_TASK PROMPT_. Print the listing below from its opening line through the line holding "import plotly.graph_objects as go", both ends included.

═══

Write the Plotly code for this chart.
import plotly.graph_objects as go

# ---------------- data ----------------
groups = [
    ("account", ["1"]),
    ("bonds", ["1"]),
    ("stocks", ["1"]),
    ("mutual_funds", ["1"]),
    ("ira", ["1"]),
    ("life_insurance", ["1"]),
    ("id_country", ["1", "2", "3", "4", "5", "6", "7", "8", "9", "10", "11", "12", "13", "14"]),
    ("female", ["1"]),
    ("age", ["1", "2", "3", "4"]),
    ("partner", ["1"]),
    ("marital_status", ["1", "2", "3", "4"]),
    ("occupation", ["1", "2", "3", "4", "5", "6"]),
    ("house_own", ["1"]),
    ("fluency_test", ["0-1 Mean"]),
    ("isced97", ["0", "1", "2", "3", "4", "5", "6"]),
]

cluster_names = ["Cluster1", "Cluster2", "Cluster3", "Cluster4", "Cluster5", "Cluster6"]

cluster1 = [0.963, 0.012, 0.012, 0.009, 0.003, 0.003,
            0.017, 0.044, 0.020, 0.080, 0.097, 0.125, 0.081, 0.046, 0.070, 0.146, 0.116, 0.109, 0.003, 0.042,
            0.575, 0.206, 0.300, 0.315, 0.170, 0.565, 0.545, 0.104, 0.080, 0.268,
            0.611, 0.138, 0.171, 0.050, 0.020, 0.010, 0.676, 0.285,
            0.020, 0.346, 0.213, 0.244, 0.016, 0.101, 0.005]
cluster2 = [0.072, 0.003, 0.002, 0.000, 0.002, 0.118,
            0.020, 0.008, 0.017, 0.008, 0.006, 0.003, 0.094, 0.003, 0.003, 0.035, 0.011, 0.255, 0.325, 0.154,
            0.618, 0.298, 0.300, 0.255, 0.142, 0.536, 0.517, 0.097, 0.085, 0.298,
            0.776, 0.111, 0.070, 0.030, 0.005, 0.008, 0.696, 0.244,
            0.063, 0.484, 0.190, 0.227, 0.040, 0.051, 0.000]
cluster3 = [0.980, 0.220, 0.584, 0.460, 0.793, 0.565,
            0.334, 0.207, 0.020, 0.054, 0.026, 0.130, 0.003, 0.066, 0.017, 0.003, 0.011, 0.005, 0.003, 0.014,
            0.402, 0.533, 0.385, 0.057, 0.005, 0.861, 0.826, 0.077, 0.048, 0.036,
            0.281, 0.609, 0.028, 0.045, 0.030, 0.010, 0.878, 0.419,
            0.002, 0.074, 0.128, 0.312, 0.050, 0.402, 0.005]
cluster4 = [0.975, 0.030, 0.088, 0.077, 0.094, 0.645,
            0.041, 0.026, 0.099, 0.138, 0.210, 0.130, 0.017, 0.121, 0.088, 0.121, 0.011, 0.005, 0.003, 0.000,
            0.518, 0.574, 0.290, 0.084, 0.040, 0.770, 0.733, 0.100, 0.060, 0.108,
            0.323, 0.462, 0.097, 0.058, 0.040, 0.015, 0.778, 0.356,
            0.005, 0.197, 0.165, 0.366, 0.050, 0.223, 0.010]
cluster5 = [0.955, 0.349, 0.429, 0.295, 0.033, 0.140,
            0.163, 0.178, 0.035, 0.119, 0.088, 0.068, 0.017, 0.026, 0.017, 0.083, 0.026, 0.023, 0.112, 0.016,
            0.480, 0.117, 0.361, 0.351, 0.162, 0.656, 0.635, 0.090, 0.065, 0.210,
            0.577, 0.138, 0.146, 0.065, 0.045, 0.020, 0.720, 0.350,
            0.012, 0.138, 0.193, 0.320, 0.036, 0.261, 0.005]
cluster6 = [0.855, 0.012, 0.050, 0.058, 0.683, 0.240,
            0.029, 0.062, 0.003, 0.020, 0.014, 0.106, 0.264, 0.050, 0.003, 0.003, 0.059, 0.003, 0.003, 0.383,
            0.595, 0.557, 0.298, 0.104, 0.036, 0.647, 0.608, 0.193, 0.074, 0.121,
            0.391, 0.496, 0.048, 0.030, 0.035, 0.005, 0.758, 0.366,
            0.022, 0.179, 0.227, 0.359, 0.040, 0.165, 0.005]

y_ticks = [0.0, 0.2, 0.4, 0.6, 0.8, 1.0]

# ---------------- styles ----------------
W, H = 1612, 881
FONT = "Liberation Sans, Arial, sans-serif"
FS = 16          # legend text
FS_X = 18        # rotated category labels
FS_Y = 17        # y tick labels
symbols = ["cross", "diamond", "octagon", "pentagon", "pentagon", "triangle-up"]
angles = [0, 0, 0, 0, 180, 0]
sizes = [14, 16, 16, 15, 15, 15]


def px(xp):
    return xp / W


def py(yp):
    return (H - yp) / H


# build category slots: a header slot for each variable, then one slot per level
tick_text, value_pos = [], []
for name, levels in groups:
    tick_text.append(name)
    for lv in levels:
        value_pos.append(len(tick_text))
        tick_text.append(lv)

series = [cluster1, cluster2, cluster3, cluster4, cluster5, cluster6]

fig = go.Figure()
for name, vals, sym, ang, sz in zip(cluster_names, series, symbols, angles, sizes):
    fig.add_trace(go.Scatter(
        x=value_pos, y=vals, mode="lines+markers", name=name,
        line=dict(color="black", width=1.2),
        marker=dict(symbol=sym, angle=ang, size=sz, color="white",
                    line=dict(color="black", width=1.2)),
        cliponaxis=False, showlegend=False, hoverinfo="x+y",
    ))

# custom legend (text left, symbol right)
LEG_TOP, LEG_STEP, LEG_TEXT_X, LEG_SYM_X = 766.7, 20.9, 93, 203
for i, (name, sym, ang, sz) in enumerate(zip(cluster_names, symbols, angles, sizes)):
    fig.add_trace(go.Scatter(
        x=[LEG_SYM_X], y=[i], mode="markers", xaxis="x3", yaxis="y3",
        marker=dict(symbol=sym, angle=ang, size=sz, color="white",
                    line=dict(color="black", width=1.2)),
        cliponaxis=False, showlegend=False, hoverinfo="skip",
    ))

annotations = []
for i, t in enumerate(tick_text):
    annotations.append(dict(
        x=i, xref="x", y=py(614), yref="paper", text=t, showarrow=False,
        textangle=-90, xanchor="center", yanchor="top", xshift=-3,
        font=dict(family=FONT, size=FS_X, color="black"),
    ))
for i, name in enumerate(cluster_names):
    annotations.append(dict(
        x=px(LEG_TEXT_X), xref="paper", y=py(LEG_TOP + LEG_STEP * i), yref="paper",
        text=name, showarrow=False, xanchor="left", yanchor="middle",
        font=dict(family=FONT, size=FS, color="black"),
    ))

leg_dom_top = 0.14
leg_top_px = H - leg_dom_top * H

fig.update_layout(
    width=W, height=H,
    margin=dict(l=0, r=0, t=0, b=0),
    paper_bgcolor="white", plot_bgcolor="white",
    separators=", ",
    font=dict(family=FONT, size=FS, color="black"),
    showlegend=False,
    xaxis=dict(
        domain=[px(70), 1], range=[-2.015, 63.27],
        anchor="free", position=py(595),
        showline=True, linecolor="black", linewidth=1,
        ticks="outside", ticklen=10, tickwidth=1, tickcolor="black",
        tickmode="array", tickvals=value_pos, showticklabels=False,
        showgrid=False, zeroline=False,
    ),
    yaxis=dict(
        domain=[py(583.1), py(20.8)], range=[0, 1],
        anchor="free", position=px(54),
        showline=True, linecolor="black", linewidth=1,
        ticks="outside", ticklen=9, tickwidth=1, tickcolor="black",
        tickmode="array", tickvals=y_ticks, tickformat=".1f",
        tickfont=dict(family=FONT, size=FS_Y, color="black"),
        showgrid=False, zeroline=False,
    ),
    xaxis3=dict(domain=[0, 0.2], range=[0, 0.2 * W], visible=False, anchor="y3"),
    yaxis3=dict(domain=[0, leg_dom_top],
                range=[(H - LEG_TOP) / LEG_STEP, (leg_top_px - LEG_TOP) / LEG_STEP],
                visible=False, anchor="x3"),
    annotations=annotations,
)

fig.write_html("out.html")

═══

_ANSWER TO THIS PROBLEM_.
Write the Plotly code for this chart.
import plotly.graph_objects as go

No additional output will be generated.